## PROBLEM TO SOLVE
Reproduce precisely the lines of the listing below, starting with the line that contains "Emit a Python" and stopping after the line that contains "import plotly.graph_objects as go"; include nothing else.

## INPUT

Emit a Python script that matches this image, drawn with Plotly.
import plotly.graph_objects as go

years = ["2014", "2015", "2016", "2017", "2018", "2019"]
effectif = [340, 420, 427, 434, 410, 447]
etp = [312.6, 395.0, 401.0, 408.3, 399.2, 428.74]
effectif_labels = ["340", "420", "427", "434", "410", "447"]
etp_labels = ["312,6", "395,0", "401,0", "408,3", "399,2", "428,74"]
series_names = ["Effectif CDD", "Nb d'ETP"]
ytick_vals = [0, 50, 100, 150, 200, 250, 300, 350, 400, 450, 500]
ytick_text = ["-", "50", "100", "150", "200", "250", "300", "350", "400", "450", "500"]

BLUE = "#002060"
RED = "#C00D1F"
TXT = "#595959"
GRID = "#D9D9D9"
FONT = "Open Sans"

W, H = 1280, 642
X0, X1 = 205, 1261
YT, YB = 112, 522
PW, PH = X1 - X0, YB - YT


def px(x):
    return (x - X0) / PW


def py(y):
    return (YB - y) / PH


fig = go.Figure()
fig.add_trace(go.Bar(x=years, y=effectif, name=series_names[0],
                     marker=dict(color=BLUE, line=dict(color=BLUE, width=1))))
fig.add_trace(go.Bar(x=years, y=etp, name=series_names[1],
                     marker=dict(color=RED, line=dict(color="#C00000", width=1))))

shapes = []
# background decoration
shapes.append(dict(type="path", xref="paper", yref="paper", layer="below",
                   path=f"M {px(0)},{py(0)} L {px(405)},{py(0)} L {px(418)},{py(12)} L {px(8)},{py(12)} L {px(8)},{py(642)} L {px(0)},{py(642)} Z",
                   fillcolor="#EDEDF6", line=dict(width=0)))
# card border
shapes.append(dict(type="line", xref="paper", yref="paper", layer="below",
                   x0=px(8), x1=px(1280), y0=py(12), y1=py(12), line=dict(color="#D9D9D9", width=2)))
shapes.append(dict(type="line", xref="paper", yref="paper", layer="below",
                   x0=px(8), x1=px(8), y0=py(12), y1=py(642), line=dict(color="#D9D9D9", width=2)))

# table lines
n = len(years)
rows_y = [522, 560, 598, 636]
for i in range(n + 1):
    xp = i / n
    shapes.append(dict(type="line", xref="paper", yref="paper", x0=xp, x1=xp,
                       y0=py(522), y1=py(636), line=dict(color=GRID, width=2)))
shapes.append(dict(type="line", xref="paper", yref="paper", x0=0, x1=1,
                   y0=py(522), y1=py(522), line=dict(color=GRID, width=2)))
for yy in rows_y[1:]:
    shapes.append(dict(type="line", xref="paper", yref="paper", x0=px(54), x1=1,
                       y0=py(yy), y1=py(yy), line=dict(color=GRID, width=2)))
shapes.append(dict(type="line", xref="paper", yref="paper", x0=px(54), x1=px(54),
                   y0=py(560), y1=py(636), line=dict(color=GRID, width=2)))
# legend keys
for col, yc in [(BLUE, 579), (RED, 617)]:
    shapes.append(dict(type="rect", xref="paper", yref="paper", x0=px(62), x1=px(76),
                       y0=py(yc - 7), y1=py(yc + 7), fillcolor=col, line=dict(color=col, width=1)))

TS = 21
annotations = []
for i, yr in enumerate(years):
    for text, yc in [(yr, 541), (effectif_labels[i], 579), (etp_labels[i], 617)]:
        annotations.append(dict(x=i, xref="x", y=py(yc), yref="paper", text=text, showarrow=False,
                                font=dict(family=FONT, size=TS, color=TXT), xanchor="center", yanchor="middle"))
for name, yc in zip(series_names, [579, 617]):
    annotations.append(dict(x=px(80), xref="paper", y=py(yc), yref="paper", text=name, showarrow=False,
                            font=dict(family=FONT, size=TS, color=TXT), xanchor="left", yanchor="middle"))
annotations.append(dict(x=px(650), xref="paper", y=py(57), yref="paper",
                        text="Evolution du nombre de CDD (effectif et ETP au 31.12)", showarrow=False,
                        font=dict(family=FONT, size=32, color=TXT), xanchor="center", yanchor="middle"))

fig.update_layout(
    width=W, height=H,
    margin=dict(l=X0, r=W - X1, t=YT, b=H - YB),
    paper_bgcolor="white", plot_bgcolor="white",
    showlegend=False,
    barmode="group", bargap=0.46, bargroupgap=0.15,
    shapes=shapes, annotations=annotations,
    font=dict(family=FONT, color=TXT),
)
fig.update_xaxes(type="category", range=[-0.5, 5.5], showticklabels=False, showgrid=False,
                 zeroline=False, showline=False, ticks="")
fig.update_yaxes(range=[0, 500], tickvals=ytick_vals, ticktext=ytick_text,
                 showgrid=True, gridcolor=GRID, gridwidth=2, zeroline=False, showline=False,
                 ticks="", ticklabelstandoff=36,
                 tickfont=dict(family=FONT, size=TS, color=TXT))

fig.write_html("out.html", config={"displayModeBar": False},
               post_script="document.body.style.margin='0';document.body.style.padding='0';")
==
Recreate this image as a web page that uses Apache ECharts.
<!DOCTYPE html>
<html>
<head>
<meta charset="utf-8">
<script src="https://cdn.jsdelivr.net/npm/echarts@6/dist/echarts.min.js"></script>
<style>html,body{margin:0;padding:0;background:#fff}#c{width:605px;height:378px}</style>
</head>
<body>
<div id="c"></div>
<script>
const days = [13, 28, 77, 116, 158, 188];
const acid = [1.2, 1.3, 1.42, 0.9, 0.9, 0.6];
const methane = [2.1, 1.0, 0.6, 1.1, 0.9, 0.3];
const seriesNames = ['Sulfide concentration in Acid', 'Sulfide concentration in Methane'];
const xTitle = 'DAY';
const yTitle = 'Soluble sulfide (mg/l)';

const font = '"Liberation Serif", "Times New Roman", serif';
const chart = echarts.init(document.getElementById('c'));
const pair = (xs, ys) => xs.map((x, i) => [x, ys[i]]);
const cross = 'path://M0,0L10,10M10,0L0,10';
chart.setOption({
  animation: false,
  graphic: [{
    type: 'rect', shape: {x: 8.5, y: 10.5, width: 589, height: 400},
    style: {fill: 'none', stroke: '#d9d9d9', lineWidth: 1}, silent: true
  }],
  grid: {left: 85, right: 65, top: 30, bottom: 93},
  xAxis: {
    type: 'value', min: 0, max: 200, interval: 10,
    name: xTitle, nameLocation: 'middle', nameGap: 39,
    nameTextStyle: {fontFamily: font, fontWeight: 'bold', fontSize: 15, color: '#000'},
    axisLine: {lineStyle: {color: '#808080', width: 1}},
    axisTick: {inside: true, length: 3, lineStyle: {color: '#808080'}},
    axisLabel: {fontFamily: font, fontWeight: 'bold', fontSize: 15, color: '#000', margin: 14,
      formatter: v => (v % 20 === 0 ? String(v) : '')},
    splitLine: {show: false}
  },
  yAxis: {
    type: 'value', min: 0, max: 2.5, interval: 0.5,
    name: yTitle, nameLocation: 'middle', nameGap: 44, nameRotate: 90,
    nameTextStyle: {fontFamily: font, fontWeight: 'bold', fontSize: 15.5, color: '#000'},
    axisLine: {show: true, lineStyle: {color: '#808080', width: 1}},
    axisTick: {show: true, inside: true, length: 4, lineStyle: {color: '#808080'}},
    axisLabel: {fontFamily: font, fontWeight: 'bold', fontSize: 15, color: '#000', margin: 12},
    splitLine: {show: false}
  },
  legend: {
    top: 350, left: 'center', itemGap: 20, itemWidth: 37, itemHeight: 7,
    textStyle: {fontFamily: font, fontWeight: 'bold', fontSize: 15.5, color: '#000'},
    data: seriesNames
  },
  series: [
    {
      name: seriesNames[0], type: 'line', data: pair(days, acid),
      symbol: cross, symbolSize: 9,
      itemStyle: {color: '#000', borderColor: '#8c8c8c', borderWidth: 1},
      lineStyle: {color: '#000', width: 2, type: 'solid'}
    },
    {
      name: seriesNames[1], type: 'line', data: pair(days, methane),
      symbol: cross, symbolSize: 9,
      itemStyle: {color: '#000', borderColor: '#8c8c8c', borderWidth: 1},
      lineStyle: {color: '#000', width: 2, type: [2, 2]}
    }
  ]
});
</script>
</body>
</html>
* * *
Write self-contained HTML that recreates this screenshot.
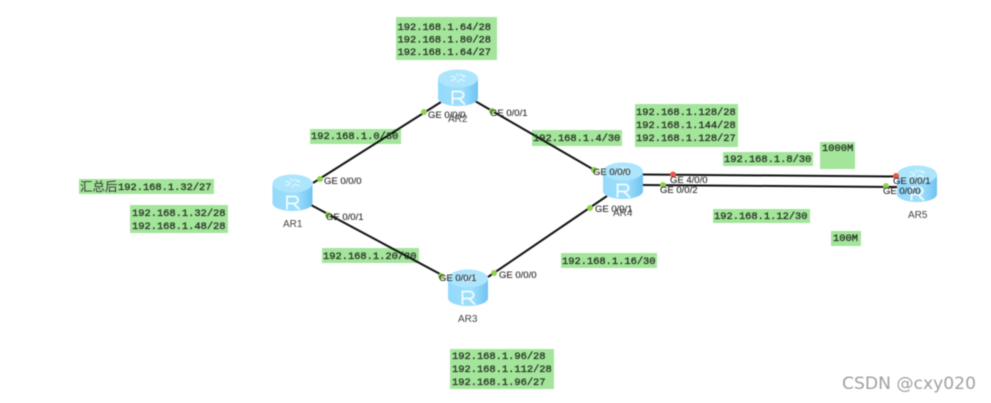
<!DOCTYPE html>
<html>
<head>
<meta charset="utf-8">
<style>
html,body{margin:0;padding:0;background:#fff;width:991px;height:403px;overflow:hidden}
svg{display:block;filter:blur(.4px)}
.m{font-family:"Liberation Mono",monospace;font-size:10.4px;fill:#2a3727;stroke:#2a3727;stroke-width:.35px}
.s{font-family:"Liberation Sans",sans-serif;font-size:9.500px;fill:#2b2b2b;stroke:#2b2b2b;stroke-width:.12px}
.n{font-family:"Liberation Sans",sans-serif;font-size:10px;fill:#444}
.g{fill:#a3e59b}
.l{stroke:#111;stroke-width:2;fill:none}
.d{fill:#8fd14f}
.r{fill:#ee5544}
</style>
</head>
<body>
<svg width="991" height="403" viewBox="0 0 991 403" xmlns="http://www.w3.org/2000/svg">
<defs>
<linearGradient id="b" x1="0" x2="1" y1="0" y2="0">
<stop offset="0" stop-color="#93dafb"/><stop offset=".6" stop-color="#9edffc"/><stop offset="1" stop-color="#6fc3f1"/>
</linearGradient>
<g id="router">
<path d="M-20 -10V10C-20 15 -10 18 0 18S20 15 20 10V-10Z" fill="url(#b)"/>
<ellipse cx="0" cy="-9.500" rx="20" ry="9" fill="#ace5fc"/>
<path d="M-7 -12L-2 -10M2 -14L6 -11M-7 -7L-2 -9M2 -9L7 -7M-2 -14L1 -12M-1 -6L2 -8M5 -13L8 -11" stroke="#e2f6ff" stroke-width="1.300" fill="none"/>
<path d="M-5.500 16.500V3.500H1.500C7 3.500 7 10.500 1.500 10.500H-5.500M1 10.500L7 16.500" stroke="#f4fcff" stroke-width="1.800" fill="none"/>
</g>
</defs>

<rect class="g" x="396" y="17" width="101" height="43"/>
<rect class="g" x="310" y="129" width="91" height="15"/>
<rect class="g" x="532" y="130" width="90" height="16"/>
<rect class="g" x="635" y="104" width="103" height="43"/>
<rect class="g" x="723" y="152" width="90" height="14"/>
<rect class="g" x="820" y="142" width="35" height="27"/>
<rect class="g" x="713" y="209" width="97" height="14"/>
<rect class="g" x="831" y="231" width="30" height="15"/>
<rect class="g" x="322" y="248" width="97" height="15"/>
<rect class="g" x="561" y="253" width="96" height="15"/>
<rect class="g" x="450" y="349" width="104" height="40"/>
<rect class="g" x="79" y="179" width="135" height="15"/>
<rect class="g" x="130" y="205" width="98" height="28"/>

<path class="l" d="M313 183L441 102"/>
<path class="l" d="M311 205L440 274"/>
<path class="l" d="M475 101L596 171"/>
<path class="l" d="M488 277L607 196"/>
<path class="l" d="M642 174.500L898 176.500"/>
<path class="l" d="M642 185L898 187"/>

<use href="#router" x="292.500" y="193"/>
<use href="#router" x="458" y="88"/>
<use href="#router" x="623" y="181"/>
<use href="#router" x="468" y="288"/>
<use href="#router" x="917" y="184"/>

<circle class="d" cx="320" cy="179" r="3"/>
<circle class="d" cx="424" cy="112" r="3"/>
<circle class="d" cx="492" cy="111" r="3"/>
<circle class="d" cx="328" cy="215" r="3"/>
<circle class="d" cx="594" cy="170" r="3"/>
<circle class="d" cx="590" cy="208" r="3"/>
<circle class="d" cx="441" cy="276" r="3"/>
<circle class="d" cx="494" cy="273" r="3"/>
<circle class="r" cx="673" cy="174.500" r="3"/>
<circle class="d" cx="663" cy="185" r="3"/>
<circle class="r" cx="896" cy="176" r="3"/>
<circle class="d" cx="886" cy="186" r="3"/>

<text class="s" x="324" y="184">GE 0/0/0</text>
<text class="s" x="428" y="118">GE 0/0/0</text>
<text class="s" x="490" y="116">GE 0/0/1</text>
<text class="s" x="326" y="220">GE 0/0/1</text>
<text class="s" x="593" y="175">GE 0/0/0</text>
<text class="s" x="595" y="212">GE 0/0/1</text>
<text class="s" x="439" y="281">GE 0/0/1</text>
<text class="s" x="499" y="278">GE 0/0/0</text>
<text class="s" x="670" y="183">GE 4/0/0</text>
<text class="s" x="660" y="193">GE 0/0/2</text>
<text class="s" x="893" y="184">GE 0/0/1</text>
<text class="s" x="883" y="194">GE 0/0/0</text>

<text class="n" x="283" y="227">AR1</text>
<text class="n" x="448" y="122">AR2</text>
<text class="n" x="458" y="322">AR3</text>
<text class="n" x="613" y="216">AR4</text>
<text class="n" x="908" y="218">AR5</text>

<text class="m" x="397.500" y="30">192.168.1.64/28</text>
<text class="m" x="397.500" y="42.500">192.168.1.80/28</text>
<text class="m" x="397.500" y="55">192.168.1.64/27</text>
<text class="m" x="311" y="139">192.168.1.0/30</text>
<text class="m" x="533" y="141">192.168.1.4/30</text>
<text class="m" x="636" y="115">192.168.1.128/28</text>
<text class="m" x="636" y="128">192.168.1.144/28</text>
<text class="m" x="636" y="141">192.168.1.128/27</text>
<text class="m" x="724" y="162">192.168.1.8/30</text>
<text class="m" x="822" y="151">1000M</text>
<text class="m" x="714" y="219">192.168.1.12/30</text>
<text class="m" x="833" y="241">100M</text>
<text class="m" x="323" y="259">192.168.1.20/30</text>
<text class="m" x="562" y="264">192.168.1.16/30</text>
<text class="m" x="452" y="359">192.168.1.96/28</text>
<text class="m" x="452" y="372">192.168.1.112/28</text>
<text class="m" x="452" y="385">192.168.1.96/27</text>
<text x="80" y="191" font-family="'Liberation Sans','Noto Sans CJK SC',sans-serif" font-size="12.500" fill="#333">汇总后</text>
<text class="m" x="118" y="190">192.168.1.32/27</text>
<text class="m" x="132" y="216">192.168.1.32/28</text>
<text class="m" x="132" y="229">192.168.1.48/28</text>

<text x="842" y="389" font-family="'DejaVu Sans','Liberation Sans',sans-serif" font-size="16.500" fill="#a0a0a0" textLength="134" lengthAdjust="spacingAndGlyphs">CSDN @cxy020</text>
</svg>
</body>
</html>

## RIGHT ANSWER
Emit a Python script that matches this image, drawn with Plotly.
import plotly.graph_objects as go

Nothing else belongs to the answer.